- _COLLECTED MATERIAL_
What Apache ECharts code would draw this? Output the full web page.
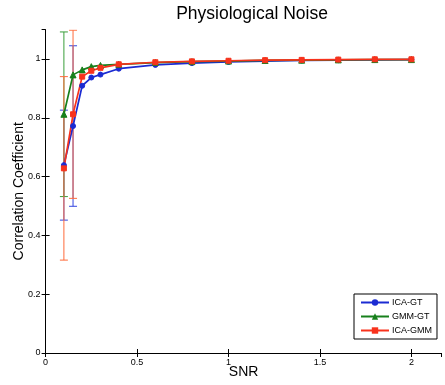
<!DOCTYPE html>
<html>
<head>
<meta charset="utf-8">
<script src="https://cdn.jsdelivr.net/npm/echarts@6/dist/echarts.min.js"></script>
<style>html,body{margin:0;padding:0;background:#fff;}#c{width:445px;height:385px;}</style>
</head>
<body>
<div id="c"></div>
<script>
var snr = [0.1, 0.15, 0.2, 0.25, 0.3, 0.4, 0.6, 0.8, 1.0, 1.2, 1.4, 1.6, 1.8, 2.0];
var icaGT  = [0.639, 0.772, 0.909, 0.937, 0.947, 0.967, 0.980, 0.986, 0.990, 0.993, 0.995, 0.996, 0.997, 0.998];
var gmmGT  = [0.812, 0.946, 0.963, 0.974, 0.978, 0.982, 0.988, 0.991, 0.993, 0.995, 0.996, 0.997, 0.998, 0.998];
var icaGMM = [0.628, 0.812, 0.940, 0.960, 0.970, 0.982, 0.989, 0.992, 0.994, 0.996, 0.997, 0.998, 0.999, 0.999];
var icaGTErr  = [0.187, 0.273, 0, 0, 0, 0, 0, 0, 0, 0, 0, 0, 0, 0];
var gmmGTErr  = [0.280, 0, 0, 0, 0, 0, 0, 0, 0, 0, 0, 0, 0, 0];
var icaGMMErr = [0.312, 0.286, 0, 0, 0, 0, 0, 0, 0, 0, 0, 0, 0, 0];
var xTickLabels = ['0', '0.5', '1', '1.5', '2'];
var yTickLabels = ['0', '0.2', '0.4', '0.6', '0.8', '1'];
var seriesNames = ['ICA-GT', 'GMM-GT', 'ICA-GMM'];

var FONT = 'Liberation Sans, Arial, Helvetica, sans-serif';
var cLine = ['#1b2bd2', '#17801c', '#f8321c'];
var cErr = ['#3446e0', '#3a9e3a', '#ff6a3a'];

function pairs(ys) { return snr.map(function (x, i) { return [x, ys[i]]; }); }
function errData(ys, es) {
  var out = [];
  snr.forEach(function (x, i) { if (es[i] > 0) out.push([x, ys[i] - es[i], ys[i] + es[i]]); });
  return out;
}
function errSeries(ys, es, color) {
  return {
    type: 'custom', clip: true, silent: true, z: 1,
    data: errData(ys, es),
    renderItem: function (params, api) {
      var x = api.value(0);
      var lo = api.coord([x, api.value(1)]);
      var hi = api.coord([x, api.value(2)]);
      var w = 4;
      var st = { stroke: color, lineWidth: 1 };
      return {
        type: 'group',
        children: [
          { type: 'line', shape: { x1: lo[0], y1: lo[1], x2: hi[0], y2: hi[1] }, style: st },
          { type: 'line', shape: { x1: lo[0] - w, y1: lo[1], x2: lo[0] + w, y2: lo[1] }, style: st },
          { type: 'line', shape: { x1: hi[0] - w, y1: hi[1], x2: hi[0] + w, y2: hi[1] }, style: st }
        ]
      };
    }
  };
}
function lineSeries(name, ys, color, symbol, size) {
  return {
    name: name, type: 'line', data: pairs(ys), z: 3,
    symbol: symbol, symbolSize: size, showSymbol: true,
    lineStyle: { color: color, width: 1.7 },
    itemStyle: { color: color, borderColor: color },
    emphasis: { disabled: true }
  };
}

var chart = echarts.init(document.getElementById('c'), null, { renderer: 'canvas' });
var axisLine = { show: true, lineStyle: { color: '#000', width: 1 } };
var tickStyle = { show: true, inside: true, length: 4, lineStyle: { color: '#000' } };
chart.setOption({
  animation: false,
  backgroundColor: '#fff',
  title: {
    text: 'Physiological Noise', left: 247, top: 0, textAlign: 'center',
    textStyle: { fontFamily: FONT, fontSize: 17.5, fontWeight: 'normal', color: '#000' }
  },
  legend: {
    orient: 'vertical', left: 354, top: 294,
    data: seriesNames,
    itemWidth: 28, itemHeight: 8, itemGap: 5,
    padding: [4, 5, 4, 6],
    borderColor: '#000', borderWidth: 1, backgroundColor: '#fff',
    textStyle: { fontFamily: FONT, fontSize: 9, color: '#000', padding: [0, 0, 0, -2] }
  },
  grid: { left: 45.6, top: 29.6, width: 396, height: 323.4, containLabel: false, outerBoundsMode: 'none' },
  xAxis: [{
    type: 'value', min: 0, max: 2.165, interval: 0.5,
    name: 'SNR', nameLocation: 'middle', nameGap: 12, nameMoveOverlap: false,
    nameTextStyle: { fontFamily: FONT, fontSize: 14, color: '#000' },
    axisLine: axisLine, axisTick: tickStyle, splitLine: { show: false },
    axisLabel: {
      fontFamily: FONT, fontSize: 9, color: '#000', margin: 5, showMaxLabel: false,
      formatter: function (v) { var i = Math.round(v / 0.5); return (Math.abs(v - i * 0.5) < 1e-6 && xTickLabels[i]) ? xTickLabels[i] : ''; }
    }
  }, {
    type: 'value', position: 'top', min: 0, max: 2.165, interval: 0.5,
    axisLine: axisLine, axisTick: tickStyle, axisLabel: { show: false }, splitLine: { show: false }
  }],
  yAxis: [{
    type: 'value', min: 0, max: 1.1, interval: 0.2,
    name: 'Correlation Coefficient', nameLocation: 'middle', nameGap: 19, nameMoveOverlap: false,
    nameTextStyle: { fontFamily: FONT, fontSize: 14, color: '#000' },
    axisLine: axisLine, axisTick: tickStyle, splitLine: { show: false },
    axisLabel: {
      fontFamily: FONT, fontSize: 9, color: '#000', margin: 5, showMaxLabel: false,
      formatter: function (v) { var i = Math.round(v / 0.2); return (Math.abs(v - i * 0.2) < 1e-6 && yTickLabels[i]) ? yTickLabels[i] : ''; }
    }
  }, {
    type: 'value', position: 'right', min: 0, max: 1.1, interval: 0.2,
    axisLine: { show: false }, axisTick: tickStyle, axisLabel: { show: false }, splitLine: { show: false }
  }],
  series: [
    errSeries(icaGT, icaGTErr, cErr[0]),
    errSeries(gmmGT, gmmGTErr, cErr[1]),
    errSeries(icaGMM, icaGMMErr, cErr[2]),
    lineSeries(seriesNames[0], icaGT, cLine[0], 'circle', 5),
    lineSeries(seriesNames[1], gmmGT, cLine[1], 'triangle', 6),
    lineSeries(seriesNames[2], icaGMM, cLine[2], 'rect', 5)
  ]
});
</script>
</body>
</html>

- _PROBLEM_
Reproduce each line exactly as it appears, omitting the pictures.

- _SOLUTION TO THIS EXERCISE_
What Apache ECharts code would draw this? Output the full web page.
<!DOCTYPE html>
<html>
<head>
<meta charset="utf-8">
<script src="https://cdn.jsdelivr.net/npm/echarts@6/dist/echarts.min.js"></script>
<style>html,body{margin:0;padding:0;background:#fff;}#c{width:445px;height:385px;}</style>
</head>
<body>
<div id="c"></div>
<script>
var snr = [0.1, 0.15, 0.2, 0.25, 0.3, 0.4, 0.6, 0.8, 1.0, 1.2, 1.4, 1.6, 1.8, 2.0];
var icaGT  = [0.639, 0.772, 0.909, 0.937, 0.947, 0.967, 0.980, 0.986, 0.990, 0.993, 0.995, 0.996, 0.997, 0.998];
var gmmGT  = [0.812, 0.946, 0.963, 0.974, 0.978, 0.982, 0.988, 0.991, 0.993, 0.995, 0.996, 0.997, 0.998, 0.998];
var icaGMM = [0.628, 0.812, 0.940, 0.960, 0.970, 0.982, 0.989, 0.992, 0.994, 0.996, 0.997, 0.998, 0.999, 0.999];
var icaGTErr  = [0.187, 0.273, 0, 0, 0, 0, 0, 0, 0, 0, 0, 0, 0, 0];
var gmmGTErr  = [0.280, 0, 0, 0, 0, 0, 0, 0, 0, 0, 0, 0, 0, 0];
var icaGMMErr = [0.312, 0.286, 0, 0, 0, 0, 0, 0, 0, 0, 0, 0, 0, 0];
var xTickLabels = ['0', '0.5', '1', '1.5', '2'];
var yTickLabels = ['0', '0.2', '0.4', '0.6', '0.8', '1'];
var seriesNames = ['ICA-GT', 'GMM-GT', 'ICA-GMM'];

var FONT = 'Liberation Sans, Arial, Helvetica, sans-serif';
var cLine = ['#1b2bd2', '#17801c', '#f8321c'];
var cErr = ['#3446e0', '#3a9e3a', '#ff6a3a'];

function pairs(ys) { return snr.map(function (x, i) { return [x, ys[i]]; }); }
function errData(ys, es) {
  var out = [];
  snr.forEach(function (x, i) { if (es[i] > 0) out.push([x, ys[i] - es[i], ys[i] + es[i]]); });
  return out;
}
function errSeries(ys, es, color) {
  return {
    type: 'custom', clip: true, silent: true, z: 1,
    data: errData(ys, es),
    renderItem: function (params, api) {
      var x = api.value(0);
      var lo = api.coord([x, api.value(1)]);
      var hi = api.coord([x, api.value(2)]);
      var w = 4;
      var st = { stroke: color, lineWidth: 1 };
      return {
        type: 'group',
        children: [
          { type: 'line', shape: { x1: lo[0], y1: lo[1], x2: hi[0], y2: hi[1] }, style: st },
          { type: 'line', shape: { x1: lo[0] - w, y1: lo[1], x2: lo[0] + w, y2: lo[1] }, style: st },
          { type: 'line', shape: { x1: hi[0] - w, y1: hi[1], x2: hi[0] + w, y2: hi[1] }, style: st }
        ]
      };
    }
  };
}
function lineSeries(name, ys, color, symbol, size) {
  return {
    name: name, type: 'line', data: pairs(ys), z: 3,
    symbol: symbol, symbolSize: size, showSymbol: true,
    lineStyle: { color: color, width: 1.7 },
    itemStyle: { color: color, borderColor: color },
    emphasis: { disabled: true }
  };
}

var chart = echarts.init(document.getElementById('c'), null, { renderer: 'canvas' });
var axisLine = { show: true, lineStyle: { color: '#000', width: 1 } };
var tickStyle = { show: true, inside: true, length: 4, lineStyle: { color: '#000' } };
chart.setOption({
  animation: false,
  backgroundColor: '#fff',
  title: {
    text: 'Physiological Noise', left: 247, top: 0, textAlign: 'center',
    textStyle: { fontFamily: FONT, fontSize: 17.5, fontWeight: 'normal', color: '#000' }
  },
  legend: {
    orient: 'vertical', left: 354, top: 294,
    data: seriesNames,
    itemWidth: 28, itemHeight: 8, itemGap: 5,
    padding: [4, 5, 4, 6],
    borderColor: '#000', borderWidth: 1, backgroundColor: '#fff',
    textStyle: { fontFamily: FONT, fontSize: 9, color: '#000', padding: [0, 0, 0, -2] }
  },
  grid: { left: 45.6, top: 29.6, width: 396, height: 323.4, containLabel: false, outerBoundsMode: 'none' },
  xAxis: [{
    type: 'value', min: 0, max: 2.165, interval: 0.5,
    name: 'SNR', nameLocation: 'middle', nameGap: 12, nameMoveOverlap: false,
    nameTextStyle: { fontFamily: FONT, fontSize: 14, color: '#000' },
    axisLine: axisLine, axisTick: tickStyle, splitLine: { show: false },
    axisLabel: {
      fontFamily: FONT, fontSize: 9, color: '#000', margin: 5, showMaxLabel: false,
      formatter: function (v) { var i = Math.round(v / 0.5); return (Math.abs(v - i * 0.5) < 1e-6 && xTickLabels[i]) ? xTickLabels[i] : ''; }
    }
  }, {
    type: 'value', position: 'top', min: 0, max: 2.165, interval: 0.5,
    axisLine: axisLine, axisTick: tickStyle, axisLabel: { show: false }, splitLine: { show: false }
  }],
  yAxis: [{
    type: 'value', min: 0, max: 1.1, interval: 0.2,
    name: 'Correlation Coefficient', nameLocation: 'middle', nameGap: 19, nameMoveOverlap: false,
    nameTextStyle: { fontFamily: FONT, fontSize: 14, color: '#000' },
    axisLine: axisLine, axisTick: tickStyle, splitLine: { show: false },
    axisLabel: {
      fontFamily: FONT, fontSize: 9, color: '#000', margin: 5, showMaxLabel: false,
      formatter: function (v) { var i = Math.round(v / 0.2); return (Math.abs(v - i * 0.2) < 1e-6 && yTickLabels[i]) ? yTickLabels[i] : ''; }
    }
  }, {
    type: 'value', position: 'right', min: 0, max: 1.1, interval: 0.2,
    axisLine: { show: false }, axisTick: tickStyle, axisLabel: { show: false }, splitLine: { show: false }
  }],
  series: [
    errSeries(icaGT, icaGTErr, cErr[0]),
    errSeries(gmmGT, gmmGTErr, cErr[1]),
    errSeries(icaGMM, icaGMMErr, cErr[2]),
    lineSeries(seriesNames[0], icaGT, cLine[0], 'circle', 5),
    lineSeries(seriesNames[1], gmmGT, cLine[1], 'triangle', 6),
    lineSeries(seriesNames[2], icaGMM, cLine[2], 'rect', 5)
  ]
});
</script>
</body>
</html>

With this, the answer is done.